----- PROVIDED DATA -----

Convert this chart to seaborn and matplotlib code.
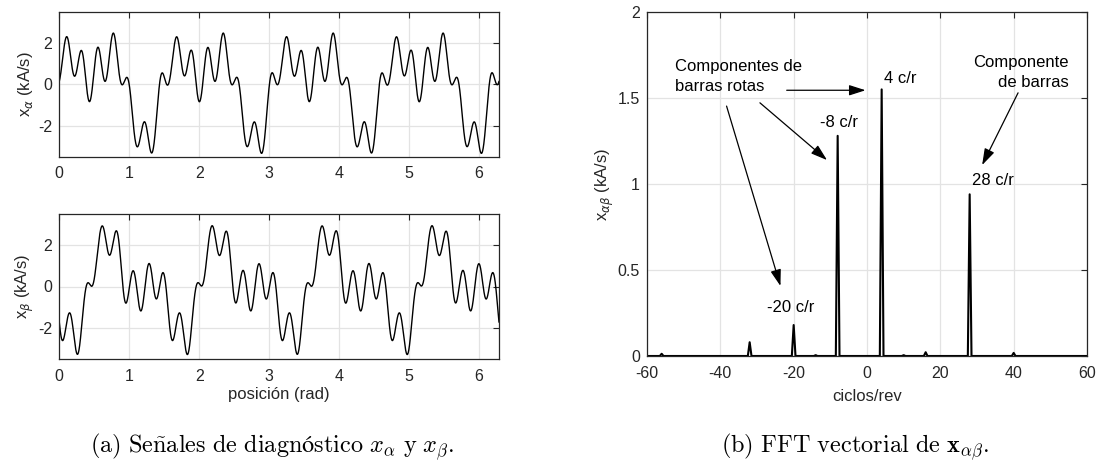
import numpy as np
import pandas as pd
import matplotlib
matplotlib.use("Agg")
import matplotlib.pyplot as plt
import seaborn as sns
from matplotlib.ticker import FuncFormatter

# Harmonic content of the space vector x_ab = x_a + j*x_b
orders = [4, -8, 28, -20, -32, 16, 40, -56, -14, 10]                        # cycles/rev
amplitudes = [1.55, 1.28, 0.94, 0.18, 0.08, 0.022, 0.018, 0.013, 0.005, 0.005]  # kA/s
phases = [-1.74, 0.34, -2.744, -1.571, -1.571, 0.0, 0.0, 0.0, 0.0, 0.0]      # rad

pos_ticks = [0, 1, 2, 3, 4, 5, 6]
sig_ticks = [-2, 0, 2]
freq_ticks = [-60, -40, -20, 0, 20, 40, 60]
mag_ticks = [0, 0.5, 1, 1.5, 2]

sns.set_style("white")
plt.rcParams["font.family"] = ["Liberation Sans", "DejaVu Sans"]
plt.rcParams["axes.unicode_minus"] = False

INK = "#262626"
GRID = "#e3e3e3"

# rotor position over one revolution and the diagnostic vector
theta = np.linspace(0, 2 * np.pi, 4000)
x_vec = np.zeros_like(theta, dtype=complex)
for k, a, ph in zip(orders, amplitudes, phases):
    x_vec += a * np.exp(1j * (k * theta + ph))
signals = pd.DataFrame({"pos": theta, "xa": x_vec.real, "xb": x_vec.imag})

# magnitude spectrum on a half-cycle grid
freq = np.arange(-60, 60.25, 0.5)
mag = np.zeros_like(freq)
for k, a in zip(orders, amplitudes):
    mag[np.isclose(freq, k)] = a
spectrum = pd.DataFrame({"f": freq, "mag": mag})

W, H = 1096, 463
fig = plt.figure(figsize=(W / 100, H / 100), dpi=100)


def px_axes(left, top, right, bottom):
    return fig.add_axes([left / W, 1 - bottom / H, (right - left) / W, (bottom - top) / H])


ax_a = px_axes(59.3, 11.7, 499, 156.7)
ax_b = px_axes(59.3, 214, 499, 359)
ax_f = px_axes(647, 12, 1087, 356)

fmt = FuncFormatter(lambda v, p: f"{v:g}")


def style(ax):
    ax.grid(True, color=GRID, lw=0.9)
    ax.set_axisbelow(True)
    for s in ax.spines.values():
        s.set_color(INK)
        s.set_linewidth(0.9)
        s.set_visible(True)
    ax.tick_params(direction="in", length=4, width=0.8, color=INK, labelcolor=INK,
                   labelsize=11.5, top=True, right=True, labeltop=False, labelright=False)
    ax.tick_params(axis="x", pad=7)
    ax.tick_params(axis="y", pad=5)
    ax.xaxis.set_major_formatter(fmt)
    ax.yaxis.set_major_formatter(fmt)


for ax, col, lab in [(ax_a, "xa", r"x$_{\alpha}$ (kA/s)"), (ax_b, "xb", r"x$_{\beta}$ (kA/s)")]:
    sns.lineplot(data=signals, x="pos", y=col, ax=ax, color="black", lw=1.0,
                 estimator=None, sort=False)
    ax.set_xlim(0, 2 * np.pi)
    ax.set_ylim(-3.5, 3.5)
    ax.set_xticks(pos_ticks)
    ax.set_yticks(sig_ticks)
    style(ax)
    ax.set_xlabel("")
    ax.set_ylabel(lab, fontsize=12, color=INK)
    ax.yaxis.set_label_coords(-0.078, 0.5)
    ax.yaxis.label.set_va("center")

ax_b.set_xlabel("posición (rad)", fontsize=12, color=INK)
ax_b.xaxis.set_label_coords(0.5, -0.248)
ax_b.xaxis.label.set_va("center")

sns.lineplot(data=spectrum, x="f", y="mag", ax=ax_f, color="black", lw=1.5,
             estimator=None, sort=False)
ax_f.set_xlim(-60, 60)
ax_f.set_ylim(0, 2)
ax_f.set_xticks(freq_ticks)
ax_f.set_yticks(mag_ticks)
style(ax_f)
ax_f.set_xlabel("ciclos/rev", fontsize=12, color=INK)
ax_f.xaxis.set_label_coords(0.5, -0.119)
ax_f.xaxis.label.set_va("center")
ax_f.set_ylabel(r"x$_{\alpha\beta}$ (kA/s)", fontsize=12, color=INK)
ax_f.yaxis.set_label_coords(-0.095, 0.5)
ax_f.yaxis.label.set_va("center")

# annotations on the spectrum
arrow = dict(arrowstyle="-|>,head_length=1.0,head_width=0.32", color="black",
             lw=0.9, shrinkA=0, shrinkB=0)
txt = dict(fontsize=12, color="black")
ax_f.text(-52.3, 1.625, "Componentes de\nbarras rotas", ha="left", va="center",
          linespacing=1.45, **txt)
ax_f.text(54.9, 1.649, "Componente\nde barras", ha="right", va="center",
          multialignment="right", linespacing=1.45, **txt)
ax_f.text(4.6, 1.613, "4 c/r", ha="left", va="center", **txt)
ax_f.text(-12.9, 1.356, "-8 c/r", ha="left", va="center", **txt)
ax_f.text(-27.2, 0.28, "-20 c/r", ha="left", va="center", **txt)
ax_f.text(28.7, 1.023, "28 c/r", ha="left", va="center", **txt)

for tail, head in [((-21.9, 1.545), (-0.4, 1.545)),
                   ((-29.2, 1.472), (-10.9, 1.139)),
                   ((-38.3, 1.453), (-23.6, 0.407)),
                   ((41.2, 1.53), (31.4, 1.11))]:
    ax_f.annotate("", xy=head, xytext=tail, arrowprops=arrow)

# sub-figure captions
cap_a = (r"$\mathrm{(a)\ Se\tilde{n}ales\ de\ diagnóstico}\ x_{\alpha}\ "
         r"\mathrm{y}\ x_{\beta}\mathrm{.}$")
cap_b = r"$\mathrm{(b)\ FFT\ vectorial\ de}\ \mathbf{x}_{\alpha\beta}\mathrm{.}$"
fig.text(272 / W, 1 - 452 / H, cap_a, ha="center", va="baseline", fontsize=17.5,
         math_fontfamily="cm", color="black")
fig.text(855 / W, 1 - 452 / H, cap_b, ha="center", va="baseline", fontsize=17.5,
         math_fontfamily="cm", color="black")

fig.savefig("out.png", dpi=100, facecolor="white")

-----

• _SET EXERCISE_
Across the material above, count every line holding "matplotlib" and write down only the number.

• _EXERCISE RESULT_
5